[Entries with chart source code]
################

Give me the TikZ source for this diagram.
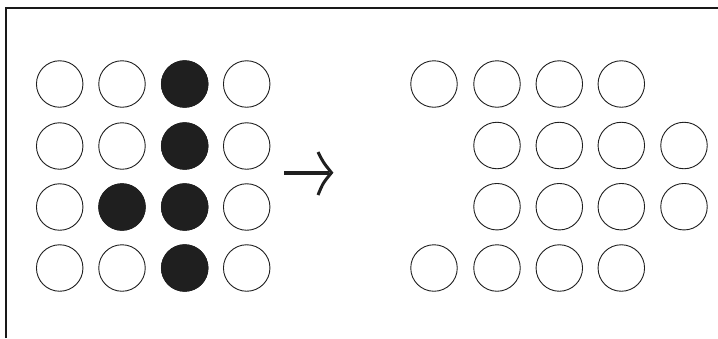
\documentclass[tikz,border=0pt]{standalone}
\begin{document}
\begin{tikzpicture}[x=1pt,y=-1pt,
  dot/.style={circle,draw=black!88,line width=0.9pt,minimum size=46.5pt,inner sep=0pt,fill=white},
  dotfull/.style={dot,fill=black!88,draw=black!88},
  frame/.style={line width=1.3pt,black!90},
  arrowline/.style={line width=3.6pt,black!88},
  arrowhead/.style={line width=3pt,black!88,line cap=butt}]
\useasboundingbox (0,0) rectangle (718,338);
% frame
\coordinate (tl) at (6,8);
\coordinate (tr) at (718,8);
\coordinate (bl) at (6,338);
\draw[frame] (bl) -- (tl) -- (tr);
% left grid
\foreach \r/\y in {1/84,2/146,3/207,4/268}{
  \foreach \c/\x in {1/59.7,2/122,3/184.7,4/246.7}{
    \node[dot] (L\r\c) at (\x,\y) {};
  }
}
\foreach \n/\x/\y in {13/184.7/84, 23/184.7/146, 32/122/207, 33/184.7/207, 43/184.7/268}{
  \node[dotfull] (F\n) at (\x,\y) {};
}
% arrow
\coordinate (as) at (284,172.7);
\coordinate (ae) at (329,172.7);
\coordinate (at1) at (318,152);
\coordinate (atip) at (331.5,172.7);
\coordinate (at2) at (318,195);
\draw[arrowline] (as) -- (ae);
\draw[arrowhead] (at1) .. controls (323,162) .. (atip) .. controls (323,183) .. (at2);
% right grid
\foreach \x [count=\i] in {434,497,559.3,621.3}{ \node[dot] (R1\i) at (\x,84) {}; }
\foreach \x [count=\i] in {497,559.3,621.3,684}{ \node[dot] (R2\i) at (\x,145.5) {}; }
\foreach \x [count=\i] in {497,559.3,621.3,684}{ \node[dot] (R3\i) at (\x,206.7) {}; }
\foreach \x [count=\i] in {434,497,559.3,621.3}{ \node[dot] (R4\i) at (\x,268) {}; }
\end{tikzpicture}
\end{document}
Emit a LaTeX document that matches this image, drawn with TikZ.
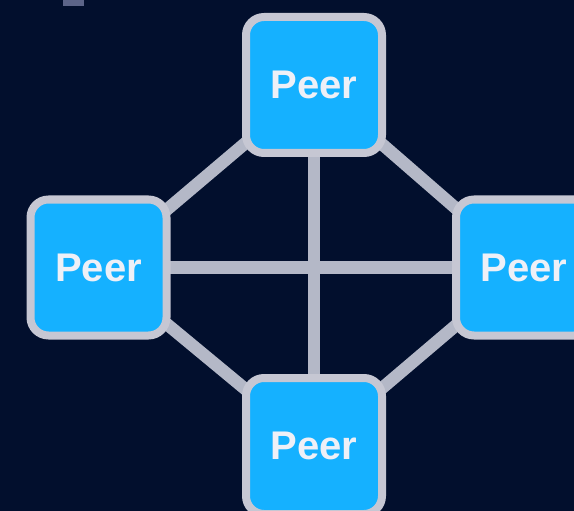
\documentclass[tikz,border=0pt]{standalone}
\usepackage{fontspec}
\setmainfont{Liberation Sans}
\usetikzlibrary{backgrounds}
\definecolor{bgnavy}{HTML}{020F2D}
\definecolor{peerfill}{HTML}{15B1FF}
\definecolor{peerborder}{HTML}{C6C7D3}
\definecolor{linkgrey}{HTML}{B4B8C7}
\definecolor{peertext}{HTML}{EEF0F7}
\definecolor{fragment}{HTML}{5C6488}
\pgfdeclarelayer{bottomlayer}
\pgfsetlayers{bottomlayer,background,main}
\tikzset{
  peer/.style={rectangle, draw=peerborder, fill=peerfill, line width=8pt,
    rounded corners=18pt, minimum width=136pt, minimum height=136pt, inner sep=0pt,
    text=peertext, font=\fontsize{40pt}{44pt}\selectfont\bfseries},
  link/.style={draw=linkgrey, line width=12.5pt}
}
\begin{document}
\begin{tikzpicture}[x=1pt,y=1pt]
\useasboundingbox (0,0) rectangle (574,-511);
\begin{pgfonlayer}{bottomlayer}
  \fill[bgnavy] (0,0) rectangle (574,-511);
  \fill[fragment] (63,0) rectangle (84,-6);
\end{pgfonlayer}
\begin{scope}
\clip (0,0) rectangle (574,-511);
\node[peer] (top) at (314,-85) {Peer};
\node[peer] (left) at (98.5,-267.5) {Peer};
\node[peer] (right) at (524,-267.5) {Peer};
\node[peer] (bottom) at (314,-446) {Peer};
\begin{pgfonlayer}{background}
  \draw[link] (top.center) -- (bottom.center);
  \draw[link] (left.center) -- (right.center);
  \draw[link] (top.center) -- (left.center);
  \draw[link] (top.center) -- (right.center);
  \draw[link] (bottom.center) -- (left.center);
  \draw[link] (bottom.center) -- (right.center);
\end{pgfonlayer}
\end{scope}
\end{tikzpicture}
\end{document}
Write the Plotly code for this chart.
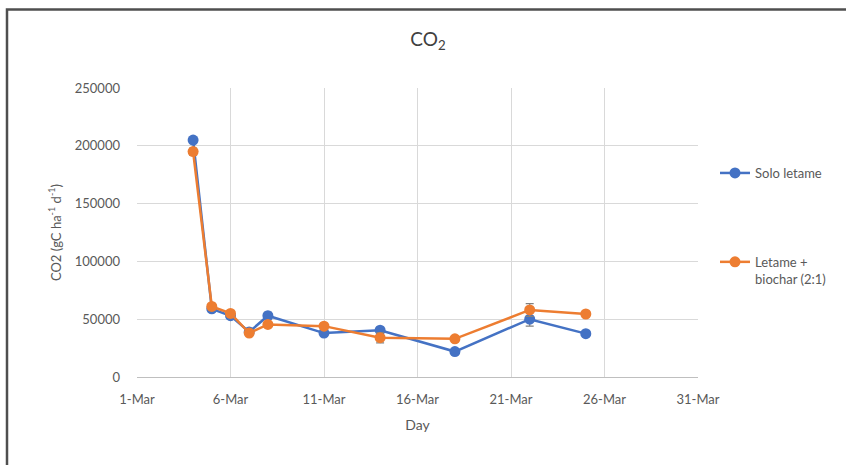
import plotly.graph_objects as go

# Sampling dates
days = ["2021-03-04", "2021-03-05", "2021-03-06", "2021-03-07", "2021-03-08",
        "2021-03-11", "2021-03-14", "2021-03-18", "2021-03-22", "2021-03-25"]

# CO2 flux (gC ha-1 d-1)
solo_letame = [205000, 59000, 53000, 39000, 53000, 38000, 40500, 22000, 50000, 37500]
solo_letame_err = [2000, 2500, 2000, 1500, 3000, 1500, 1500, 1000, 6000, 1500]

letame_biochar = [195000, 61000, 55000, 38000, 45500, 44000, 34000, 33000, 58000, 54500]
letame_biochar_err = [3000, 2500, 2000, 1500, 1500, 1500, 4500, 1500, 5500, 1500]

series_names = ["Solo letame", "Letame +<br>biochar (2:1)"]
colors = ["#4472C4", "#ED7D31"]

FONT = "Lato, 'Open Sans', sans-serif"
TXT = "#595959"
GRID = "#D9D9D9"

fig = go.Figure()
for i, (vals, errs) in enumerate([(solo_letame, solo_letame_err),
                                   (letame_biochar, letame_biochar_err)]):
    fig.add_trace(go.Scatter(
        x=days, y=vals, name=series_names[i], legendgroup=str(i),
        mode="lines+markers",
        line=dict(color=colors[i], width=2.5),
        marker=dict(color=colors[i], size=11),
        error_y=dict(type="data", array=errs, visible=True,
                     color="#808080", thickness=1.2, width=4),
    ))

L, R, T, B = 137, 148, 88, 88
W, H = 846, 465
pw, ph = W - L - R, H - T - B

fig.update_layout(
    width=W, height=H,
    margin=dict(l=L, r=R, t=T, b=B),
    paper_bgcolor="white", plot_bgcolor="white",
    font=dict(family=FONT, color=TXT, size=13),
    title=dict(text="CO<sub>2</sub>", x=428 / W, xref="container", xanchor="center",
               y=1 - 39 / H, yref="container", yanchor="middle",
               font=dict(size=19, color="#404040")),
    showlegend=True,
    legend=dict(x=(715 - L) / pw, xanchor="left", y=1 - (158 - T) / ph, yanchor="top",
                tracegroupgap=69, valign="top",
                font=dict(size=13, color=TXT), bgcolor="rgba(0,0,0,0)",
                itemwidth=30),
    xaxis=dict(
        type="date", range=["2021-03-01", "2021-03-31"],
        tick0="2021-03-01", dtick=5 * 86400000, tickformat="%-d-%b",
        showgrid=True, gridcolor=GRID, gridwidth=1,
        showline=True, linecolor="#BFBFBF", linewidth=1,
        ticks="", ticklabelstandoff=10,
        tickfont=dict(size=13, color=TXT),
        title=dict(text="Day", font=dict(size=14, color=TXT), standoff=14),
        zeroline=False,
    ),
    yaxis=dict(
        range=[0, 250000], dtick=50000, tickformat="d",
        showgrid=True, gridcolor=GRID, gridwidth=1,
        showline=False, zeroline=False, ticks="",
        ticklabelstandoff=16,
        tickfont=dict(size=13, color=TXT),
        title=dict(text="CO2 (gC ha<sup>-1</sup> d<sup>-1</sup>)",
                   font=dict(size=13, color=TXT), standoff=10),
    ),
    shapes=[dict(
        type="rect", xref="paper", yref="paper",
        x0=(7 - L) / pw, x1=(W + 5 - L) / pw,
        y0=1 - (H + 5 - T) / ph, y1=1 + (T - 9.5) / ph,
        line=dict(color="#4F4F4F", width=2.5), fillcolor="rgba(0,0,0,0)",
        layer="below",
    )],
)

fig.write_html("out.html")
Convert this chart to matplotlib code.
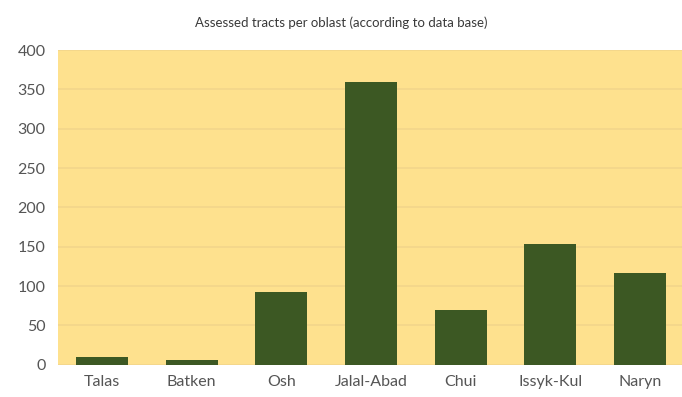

################

Instructions to follow. Return to the listing above and set it down exactly, leaving out its pictures.

Response below.
Give me the TikZ source for this diagram.
\documentclass[tikz,border=0pt]{standalone}
\begin{document}
\begin{tikzpicture}[x=1pt,y=-1pt,
  dot/.style={circle,draw=black!88,line width=0.9pt,minimum size=46.5pt,inner sep=0pt,fill=white},
  dotfull/.style={dot,fill=black!88,draw=black!88},
  frame/.style={line width=1.3pt,black!90},
  arrowline/.style={line width=3.6pt,black!88},
  arrowhead/.style={line width=3pt,black!88,line cap=butt}]
\useasboundingbox (0,0) rectangle (718,338);
% frame
\coordinate (tl) at (6,8);
\coordinate (tr) at (718,8);
\coordinate (bl) at (6,338);
\draw[frame] (bl) -- (tl) -- (tr);
% left grid
\foreach \r/\y in {1/84,2/146,3/207,4/268}{
  \foreach \c/\x in {1/59.7,2/122,3/184.7,4/246.7}{
    \node[dot] (L\r\c) at (\x,\y) {};
  }
}
\foreach \n/\x/\y in {13/184.7/84, 23/184.7/146, 32/122/207, 33/184.7/207, 43/184.7/268}{
  \node[dotfull] (F\n) at (\x,\y) {};
}
% arrow
\coordinate (as) at (284,172.7);
\coordinate (ae) at (329,172.7);
\coordinate (at1) at (318,152);
\coordinate (atip) at (331.5,172.7);
\coordinate (at2) at (318,195);
\draw[arrowline] (as) -- (ae);
\draw[arrowhead] (at1) .. controls (323,162) .. (atip) .. controls (323,183) .. (at2);
% right grid
\foreach \x [count=\i] in {434,497,559.3,621.3}{ \node[dot] (R1\i) at (\x,84) {}; }
\foreach \x [count=\i] in {497,559.3,621.3,684}{ \node[dot] (R2\i) at (\x,145.5) {}; }
\foreach \x [count=\i] in {497,559.3,621.3,684}{ \node[dot] (R3\i) at (\x,206.7) {}; }
\foreach \x [count=\i] in {434,497,559.3,621.3}{ \node[dot] (R4\i) at (\x,268) {}; }
\end{tikzpicture}
\end{document}
Emit a LaTeX document that matches this image, drawn with TikZ.
\documentclass[tikz,border=0pt]{standalone}
\usepackage{fontspec}
\setmainfont{Liberation Sans}
\usetikzlibrary{backgrounds}
\definecolor{bgnavy}{HTML}{020F2D}
\definecolor{peerfill}{HTML}{15B1FF}
\definecolor{peerborder}{HTML}{C6C7D3}
\definecolor{linkgrey}{HTML}{B4B8C7}
\definecolor{peertext}{HTML}{EEF0F7}
\definecolor{fragment}{HTML}{5C6488}
\pgfdeclarelayer{bottomlayer}
\pgfsetlayers{bottomlayer,background,main}
\tikzset{
  peer/.style={rectangle, draw=peerborder, fill=peerfill, line width=8pt,
    rounded corners=18pt, minimum width=136pt, minimum height=136pt, inner sep=0pt,
    text=peertext, font=\fontsize{40pt}{44pt}\selectfont\bfseries},
  link/.style={draw=linkgrey, line width=12.5pt}
}
\begin{document}
\begin{tikzpicture}[x=1pt,y=1pt]
\useasboundingbox (0,0) rectangle (574,-511);
\begin{pgfonlayer}{bottomlayer}
  \fill[bgnavy] (0,0) rectangle (574,-511);
  \fill[fragment] (63,0) rectangle (84,-6);
\end{pgfonlayer}
\begin{scope}
\clip (0,0) rectangle (574,-511);
\node[peer] (top) at (314,-85) {Peer};
\node[peer] (left) at (98.5,-267.5) {Peer};
\node[peer] (right) at (524,-267.5) {Peer};
\node[peer] (bottom) at (314,-446) {Peer};
\begin{pgfonlayer}{background}
  \draw[link] (top.center) -- (bottom.center);
  \draw[link] (left.center) -- (right.center);
  \draw[link] (top.center) -- (left.center);
  \draw[link] (top.center) -- (right.center);
  \draw[link] (bottom.center) -- (left.center);
  \draw[link] (bottom.center) -- (right.center);
\end{pgfonlayer}
\end{scope}
\end{tikzpicture}
\end{document}
Write the Plotly code for this chart.
import plotly.graph_objects as go

# Sampling dates
days = ["2021-03-04", "2021-03-05", "2021-03-06", "2021-03-07", "2021-03-08",
        "2021-03-11", "2021-03-14", "2021-03-18", "2021-03-22", "2021-03-25"]

# CO2 flux (gC ha-1 d-1)
solo_letame = [205000, 59000, 53000, 39000, 53000, 38000, 40500, 22000, 50000, 37500]
solo_letame_err = [2000, 2500, 2000, 1500, 3000, 1500, 1500, 1000, 6000, 1500]

letame_biochar = [195000, 61000, 55000, 38000, 45500, 44000, 34000, 33000, 58000, 54500]
letame_biochar_err = [3000, 2500, 2000, 1500, 1500, 1500, 4500, 1500, 5500, 1500]

series_names = ["Solo letame", "Letame +<br>biochar (2:1)"]
colors = ["#4472C4", "#ED7D31"]

FONT = "Lato, 'Open Sans', sans-serif"
TXT = "#595959"
GRID = "#D9D9D9"

fig = go.Figure()
for i, (vals, errs) in enumerate([(solo_letame, solo_letame_err),
                                   (letame_biochar, letame_biochar_err)]):
    fig.add_trace(go.Scatter(
        x=days, y=vals, name=series_names[i], legendgroup=str(i),
        mode="lines+markers",
        line=dict(color=colors[i], width=2.5),
        marker=dict(color=colors[i], size=11),
        error_y=dict(type="data", array=errs, visible=True,
                     color="#808080", thickness=1.2, width=4),
    ))

L, R, T, B = 137, 148, 88, 88
W, H = 846, 465
pw, ph = W - L - R, H - T - B

fig.update_layout(
    width=W, height=H,
    margin=dict(l=L, r=R, t=T, b=B),
    paper_bgcolor="white", plot_bgcolor="white",
    font=dict(family=FONT, color=TXT, size=13),
    title=dict(text="CO<sub>2</sub>", x=428 / W, xref="container", xanchor="center",
               y=1 - 39 / H, yref="container", yanchor="middle",
               font=dict(size=19, color="#404040")),
    showlegend=True,
    legend=dict(x=(715 - L) / pw, xanchor="left", y=1 - (158 - T) / ph, yanchor="top",
                tracegroupgap=69, valign="top",
                font=dict(size=13, color=TXT), bgcolor="rgba(0,0,0,0)",
                itemwidth=30),
    xaxis=dict(
        type="date", range=["2021-03-01", "2021-03-31"],
        tick0="2021-03-01", dtick=5 * 86400000, tickformat="%-d-%b",
        showgrid=True, gridcolor=GRID, gridwidth=1,
        showline=True, linecolor="#BFBFBF", linewidth=1,
        ticks="", ticklabelstandoff=10,
        tickfont=dict(size=13, color=TXT),
        title=dict(text="Day", font=dict(size=14, color=TXT), standoff=14),
        zeroline=False,
    ),
    yaxis=dict(
        range=[0, 250000], dtick=50000, tickformat="d",
        showgrid=True, gridcolor=GRID, gridwidth=1,
        showline=False, zeroline=False, ticks="",
        ticklabelstandoff=16,
        tickfont=dict(size=13, color=TXT),
        title=dict(text="CO2 (gC ha<sup>-1</sup> d<sup>-1</sup>)",
                   font=dict(size=13, color=TXT), standoff=10),
    ),
    shapes=[dict(
        type="rect", xref="paper", yref="paper",
        x0=(7 - L) / pw, x1=(W + 5 - L) / pw,
        y0=1 - (H + 5 - T) / ph, y1=1 + (T - 9.5) / ph,
        line=dict(color="#4F4F4F", width=2.5), fillcolor="rgba(0,0,0,0)",
        layer="below",
    )],
)

fig.write_html("out.html")
Convert this chart to matplotlib code.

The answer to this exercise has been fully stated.